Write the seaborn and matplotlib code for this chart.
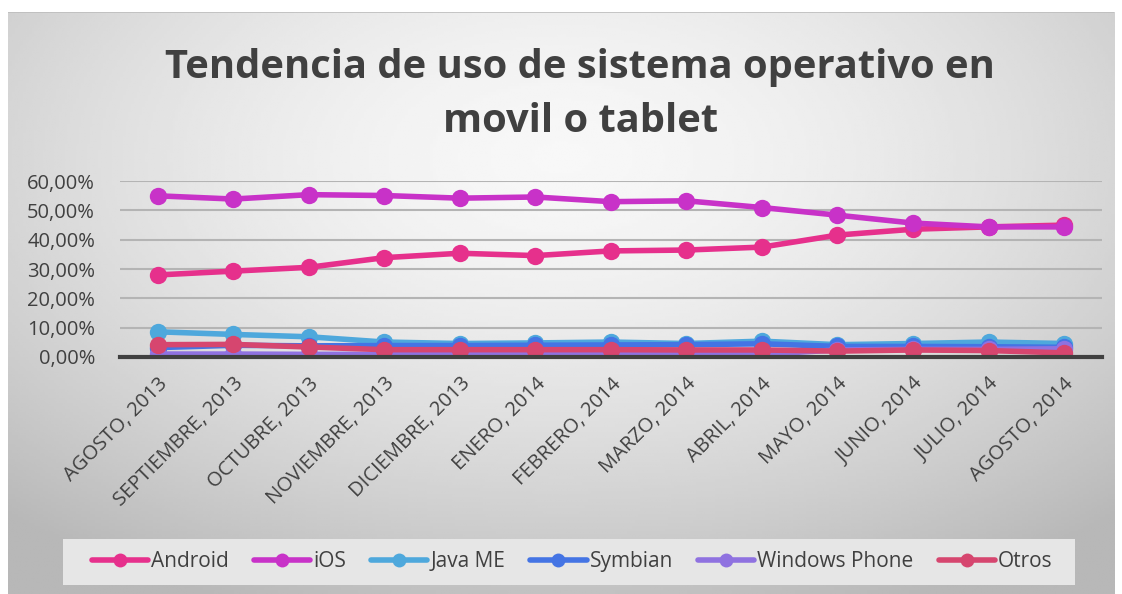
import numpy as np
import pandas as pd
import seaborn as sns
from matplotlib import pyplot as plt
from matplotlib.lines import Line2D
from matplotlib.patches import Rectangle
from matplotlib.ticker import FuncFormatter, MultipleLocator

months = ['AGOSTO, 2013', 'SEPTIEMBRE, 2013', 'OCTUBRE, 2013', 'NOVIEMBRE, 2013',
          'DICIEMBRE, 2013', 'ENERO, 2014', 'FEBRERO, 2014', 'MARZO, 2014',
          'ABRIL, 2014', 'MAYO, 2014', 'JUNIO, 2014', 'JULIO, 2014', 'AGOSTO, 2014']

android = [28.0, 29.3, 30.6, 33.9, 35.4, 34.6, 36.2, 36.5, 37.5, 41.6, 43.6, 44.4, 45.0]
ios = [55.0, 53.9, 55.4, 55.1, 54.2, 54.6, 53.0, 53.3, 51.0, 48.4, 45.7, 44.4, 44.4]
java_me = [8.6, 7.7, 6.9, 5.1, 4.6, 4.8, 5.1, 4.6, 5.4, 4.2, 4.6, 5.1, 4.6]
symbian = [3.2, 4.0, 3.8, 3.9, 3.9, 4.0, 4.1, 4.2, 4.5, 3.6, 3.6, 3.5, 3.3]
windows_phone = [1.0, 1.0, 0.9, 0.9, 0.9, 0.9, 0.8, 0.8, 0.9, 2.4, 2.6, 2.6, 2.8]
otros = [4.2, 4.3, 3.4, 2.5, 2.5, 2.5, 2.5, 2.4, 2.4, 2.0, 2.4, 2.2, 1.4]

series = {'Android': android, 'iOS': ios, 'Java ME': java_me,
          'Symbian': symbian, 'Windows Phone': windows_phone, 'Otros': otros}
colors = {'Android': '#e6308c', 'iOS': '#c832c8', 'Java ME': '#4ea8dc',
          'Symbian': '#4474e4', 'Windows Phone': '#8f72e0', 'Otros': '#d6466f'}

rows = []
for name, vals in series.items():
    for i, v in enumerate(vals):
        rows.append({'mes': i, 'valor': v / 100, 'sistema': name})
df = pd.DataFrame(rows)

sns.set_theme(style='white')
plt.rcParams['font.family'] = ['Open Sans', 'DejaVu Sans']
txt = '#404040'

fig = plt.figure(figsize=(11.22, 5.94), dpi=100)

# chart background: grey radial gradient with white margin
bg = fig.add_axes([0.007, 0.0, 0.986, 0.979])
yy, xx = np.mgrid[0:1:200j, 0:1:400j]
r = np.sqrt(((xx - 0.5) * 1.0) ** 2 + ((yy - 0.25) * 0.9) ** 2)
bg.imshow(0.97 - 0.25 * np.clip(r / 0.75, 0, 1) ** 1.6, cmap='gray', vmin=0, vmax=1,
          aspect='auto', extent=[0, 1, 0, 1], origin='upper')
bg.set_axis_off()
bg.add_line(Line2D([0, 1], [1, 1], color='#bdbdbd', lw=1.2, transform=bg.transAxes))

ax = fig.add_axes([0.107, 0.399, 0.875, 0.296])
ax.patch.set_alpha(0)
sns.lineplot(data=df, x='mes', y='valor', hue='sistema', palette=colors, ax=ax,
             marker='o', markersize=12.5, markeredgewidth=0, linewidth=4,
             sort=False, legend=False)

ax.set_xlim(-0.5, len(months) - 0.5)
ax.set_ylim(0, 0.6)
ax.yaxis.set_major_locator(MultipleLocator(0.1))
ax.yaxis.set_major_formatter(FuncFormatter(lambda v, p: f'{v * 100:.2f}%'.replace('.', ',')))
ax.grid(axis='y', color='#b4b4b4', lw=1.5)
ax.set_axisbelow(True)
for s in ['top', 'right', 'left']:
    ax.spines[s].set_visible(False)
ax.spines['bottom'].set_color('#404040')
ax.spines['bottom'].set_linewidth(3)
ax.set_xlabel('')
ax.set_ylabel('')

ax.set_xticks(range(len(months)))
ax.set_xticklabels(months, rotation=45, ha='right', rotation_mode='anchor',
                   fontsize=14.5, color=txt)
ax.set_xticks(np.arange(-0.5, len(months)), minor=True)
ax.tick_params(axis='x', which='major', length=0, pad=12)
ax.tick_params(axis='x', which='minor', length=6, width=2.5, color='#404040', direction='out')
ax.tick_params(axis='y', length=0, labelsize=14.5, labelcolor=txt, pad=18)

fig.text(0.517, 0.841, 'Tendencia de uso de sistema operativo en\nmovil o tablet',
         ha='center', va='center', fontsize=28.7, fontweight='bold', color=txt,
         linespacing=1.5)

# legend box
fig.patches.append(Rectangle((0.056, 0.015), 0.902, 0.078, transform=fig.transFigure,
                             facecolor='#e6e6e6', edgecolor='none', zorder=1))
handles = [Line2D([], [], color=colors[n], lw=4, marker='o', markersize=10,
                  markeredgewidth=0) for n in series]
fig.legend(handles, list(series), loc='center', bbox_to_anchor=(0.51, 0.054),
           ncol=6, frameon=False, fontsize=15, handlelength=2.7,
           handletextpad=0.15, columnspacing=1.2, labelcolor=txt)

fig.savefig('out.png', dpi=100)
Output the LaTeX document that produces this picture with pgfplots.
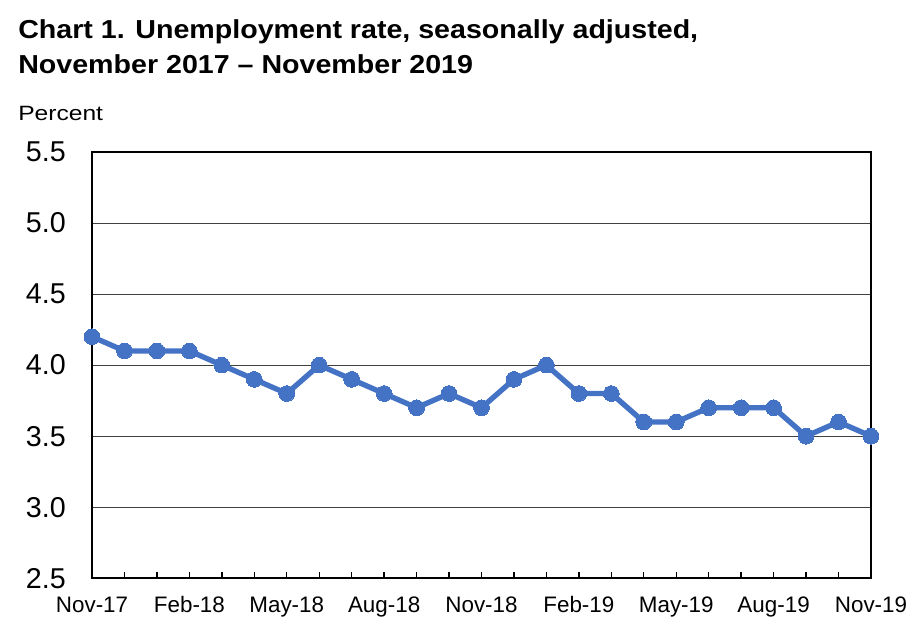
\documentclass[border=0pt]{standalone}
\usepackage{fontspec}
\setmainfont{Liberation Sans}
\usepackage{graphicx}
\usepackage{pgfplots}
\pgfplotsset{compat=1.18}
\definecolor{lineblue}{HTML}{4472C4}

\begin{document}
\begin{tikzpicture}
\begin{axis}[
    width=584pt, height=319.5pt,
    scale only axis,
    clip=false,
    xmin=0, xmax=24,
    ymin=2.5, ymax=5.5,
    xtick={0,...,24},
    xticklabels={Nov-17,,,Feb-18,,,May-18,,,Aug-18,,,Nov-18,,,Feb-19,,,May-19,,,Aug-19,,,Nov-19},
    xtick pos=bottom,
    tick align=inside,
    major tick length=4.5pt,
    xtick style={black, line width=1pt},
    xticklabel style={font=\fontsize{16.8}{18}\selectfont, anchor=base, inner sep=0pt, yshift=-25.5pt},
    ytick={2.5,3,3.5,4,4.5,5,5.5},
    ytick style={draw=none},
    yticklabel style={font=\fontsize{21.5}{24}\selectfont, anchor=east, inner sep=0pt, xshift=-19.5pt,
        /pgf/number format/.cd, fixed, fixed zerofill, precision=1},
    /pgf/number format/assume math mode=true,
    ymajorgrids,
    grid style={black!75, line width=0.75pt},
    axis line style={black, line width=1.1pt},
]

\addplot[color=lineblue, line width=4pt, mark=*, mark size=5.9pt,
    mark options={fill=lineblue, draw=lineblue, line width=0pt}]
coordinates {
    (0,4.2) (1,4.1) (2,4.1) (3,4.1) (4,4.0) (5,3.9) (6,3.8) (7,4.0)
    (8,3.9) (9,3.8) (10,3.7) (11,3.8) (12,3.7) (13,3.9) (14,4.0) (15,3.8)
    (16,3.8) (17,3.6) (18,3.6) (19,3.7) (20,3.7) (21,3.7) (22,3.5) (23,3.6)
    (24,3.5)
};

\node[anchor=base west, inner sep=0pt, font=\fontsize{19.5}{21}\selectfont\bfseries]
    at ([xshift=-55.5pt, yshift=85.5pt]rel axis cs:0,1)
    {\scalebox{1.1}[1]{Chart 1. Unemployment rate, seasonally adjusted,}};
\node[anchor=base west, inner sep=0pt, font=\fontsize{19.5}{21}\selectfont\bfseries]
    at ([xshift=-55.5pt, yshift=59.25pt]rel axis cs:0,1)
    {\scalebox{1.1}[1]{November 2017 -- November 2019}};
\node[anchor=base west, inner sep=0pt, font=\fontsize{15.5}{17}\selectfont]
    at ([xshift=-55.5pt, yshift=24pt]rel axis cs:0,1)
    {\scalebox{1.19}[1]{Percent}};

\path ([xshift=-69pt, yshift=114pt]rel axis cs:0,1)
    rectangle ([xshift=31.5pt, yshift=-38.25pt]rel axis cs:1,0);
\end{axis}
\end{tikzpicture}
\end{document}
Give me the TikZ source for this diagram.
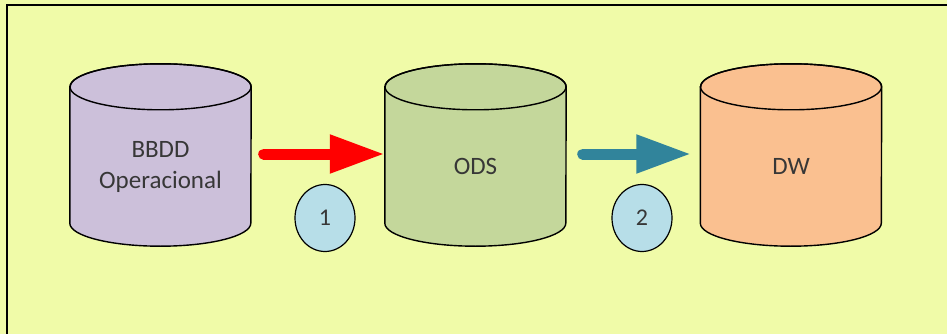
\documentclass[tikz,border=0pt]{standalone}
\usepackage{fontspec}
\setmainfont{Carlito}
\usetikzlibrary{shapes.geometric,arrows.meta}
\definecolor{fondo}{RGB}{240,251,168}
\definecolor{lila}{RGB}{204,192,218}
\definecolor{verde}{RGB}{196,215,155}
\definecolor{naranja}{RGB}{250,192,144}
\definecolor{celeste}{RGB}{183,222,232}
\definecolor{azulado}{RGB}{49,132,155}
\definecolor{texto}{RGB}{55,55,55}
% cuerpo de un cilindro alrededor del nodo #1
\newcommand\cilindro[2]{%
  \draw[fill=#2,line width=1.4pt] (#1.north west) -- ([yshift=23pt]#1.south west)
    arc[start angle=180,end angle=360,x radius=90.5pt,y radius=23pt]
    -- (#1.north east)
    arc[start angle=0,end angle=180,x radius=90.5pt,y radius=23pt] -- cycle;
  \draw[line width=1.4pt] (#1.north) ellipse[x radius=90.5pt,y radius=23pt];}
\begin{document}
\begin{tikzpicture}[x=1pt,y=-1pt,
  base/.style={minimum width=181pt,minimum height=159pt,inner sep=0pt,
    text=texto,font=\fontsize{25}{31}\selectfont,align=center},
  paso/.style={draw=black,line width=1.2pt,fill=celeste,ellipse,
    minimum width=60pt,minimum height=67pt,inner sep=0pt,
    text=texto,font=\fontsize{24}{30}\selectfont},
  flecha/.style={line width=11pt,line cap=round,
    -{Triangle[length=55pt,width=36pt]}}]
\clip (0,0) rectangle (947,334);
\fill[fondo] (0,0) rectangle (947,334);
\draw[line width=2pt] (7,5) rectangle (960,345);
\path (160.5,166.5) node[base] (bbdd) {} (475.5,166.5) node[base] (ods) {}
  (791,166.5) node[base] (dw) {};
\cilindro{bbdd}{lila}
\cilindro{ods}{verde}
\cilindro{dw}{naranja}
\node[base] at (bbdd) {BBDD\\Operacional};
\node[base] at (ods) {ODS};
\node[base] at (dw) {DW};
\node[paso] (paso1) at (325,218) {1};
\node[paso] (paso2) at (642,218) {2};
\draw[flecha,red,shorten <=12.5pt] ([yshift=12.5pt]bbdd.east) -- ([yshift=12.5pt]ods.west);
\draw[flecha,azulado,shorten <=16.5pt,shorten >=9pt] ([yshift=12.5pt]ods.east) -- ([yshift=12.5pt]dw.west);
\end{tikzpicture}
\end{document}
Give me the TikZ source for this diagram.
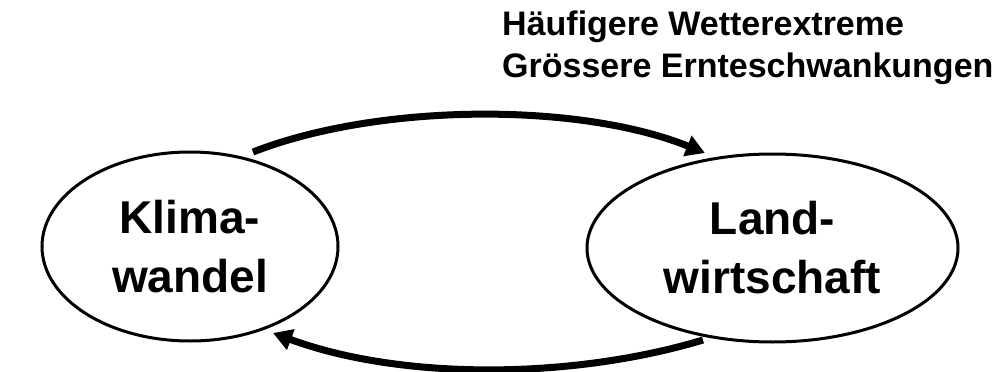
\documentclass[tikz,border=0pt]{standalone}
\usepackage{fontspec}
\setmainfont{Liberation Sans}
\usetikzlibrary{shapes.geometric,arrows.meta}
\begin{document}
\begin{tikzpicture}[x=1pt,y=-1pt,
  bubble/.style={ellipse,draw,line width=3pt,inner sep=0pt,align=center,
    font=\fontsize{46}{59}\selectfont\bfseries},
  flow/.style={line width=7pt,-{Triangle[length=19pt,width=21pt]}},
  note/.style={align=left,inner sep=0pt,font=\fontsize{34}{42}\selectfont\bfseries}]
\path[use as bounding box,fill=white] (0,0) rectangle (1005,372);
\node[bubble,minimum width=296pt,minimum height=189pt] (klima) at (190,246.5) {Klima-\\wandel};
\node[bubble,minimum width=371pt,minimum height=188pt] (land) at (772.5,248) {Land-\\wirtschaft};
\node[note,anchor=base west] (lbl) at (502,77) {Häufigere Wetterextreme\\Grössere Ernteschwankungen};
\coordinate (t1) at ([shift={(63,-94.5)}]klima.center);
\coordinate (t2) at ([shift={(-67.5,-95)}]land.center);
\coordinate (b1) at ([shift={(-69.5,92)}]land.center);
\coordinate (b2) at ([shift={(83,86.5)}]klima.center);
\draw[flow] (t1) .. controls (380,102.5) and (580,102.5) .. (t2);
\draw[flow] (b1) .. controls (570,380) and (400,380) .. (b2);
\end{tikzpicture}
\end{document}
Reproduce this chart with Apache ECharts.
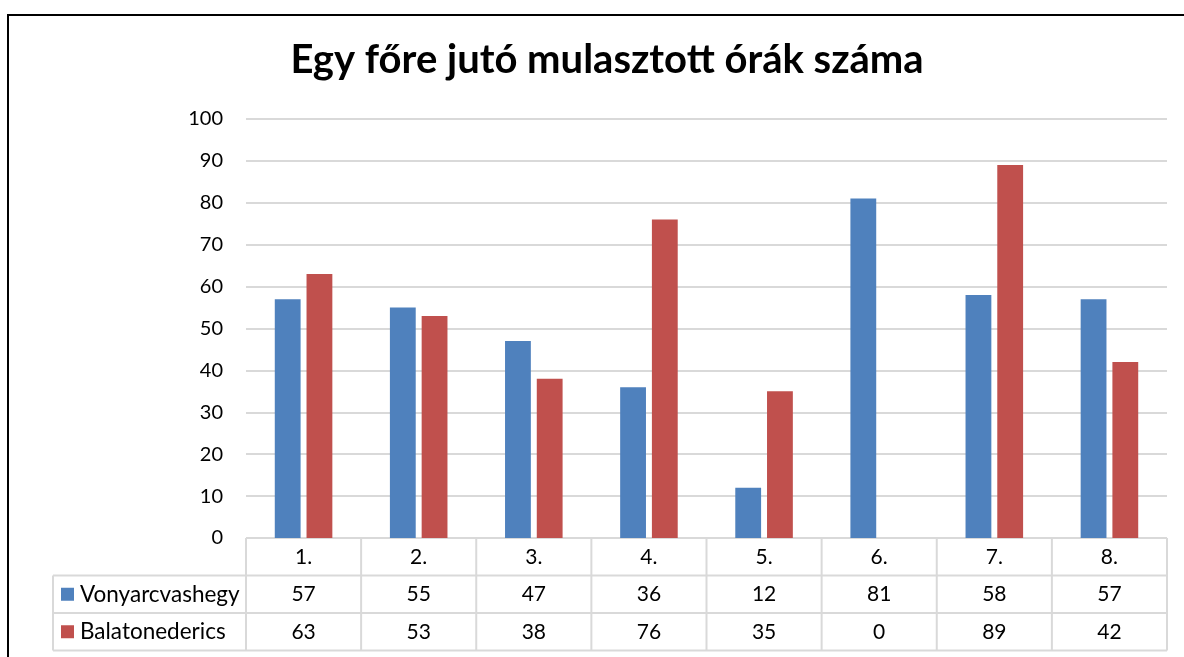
──────────
▸ Stated task
Say how many lines of the data include the word "with". Nothing other than the number should be given.

▸ Finished task
3